**What the task requires**
From the very first line of the data to the line containing "const FS = 22;", retype everything exactly, leaving the pictures behind.

**Recorded information**
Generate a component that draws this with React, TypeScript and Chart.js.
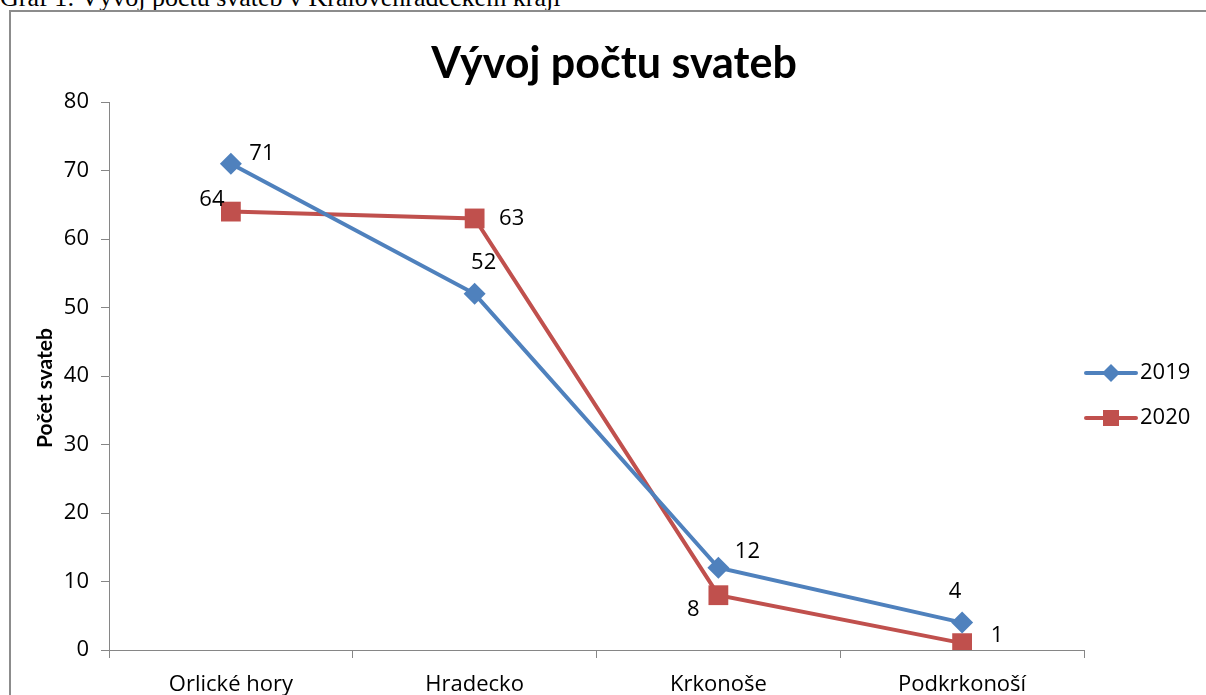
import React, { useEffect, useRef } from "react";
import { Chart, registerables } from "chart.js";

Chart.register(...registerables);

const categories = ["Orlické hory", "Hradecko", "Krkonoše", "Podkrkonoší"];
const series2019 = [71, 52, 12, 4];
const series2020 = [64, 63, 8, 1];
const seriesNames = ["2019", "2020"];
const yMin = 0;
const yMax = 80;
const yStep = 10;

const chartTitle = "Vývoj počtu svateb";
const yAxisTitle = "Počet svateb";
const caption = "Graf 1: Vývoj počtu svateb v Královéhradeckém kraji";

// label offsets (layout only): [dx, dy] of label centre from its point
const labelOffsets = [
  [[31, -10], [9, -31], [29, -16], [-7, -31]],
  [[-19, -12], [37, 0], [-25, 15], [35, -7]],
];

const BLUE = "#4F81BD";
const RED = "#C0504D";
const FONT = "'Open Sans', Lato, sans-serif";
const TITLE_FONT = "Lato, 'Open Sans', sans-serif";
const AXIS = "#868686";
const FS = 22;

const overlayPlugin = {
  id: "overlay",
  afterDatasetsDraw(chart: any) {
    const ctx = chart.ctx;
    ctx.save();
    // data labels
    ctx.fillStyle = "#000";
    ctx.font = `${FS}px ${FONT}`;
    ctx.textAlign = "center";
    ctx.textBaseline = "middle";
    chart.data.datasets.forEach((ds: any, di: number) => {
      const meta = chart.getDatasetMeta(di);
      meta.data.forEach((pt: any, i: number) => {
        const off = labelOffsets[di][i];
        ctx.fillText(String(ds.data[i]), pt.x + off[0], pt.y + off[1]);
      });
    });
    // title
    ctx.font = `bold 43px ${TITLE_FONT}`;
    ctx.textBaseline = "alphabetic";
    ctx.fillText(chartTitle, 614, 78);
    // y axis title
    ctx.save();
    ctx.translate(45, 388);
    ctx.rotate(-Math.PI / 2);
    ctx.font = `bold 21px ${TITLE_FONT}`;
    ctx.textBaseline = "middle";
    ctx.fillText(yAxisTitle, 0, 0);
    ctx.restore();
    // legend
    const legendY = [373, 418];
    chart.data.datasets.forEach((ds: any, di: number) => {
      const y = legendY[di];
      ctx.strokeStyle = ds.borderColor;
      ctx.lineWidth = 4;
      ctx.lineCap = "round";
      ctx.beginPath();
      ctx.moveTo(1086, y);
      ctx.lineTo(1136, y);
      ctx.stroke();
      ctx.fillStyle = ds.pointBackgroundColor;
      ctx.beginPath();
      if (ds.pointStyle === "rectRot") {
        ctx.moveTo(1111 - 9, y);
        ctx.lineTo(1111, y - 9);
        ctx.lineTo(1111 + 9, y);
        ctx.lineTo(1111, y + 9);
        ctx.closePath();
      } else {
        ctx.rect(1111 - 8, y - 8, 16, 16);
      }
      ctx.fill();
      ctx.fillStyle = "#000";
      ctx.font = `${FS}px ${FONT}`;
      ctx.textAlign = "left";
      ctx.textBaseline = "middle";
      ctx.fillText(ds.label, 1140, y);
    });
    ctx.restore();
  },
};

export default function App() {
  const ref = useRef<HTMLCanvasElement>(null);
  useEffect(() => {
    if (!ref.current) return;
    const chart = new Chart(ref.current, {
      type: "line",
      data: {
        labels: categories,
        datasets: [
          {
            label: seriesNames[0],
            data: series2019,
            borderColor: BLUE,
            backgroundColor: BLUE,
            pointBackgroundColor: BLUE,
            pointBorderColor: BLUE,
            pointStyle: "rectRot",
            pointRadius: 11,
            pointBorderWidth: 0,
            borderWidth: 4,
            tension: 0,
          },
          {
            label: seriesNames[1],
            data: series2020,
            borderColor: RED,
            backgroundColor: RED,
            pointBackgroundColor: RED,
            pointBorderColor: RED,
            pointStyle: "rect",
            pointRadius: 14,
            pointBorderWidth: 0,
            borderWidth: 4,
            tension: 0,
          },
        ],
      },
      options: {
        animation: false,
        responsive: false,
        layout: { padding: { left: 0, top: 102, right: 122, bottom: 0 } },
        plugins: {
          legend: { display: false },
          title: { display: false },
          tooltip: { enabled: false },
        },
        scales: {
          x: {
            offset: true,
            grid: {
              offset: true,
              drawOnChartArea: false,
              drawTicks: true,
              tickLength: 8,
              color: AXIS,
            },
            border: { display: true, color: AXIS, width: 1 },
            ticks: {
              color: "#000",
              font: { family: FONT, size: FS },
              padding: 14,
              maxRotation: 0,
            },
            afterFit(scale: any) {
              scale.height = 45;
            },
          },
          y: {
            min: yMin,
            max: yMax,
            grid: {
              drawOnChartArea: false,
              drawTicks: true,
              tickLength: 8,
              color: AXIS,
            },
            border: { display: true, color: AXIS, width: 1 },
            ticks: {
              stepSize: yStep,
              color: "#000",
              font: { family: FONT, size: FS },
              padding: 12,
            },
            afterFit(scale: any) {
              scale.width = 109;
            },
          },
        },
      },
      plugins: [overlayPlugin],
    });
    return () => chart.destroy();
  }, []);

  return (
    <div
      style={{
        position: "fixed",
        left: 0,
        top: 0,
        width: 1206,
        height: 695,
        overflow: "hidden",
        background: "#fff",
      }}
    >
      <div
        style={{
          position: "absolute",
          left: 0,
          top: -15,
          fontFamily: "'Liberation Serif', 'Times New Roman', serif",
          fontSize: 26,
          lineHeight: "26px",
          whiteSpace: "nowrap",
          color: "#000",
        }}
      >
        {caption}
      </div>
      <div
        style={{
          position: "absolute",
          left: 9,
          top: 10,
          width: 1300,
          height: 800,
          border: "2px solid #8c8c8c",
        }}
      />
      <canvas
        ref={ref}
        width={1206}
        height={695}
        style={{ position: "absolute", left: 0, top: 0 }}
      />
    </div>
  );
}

**The reply**
Generate a component that draws this with React, TypeScript and Chart.js.
import React, { useEffect, useRef } from "react";
import { Chart, registerables } from "chart.js";

Chart.register(...registerables);

const categories = ["Orlické hory", "Hradecko", "Krkonoše", "Podkrkonoší"];
const series2019 = [71, 52, 12, 4];
const series2020 = [64, 63, 8, 1];
const seriesNames = ["2019", "2020"];
const yMin = 0;
const yMax = 80;
const yStep = 10;

const chartTitle = "Vývoj počtu svateb";
const yAxisTitle = "Počet svateb";
const caption = "Graf 1: Vývoj počtu svateb v Královéhradeckém kraji";

// label offsets (layout only): [dx, dy] of label centre from its point
const labelOffsets = [
  [[31, -10], [9, -31], [29, -16], [-7, -31]],
  [[-19, -12], [37, 0], [-25, 15], [35, -7]],
];

const BLUE = "#4F81BD";
const RED = "#C0504D";
const FONT = "'Open Sans', Lato, sans-serif";
const TITLE_FONT = "Lato, 'Open Sans', sans-serif";
const AXIS = "#868686";
const FS = 22;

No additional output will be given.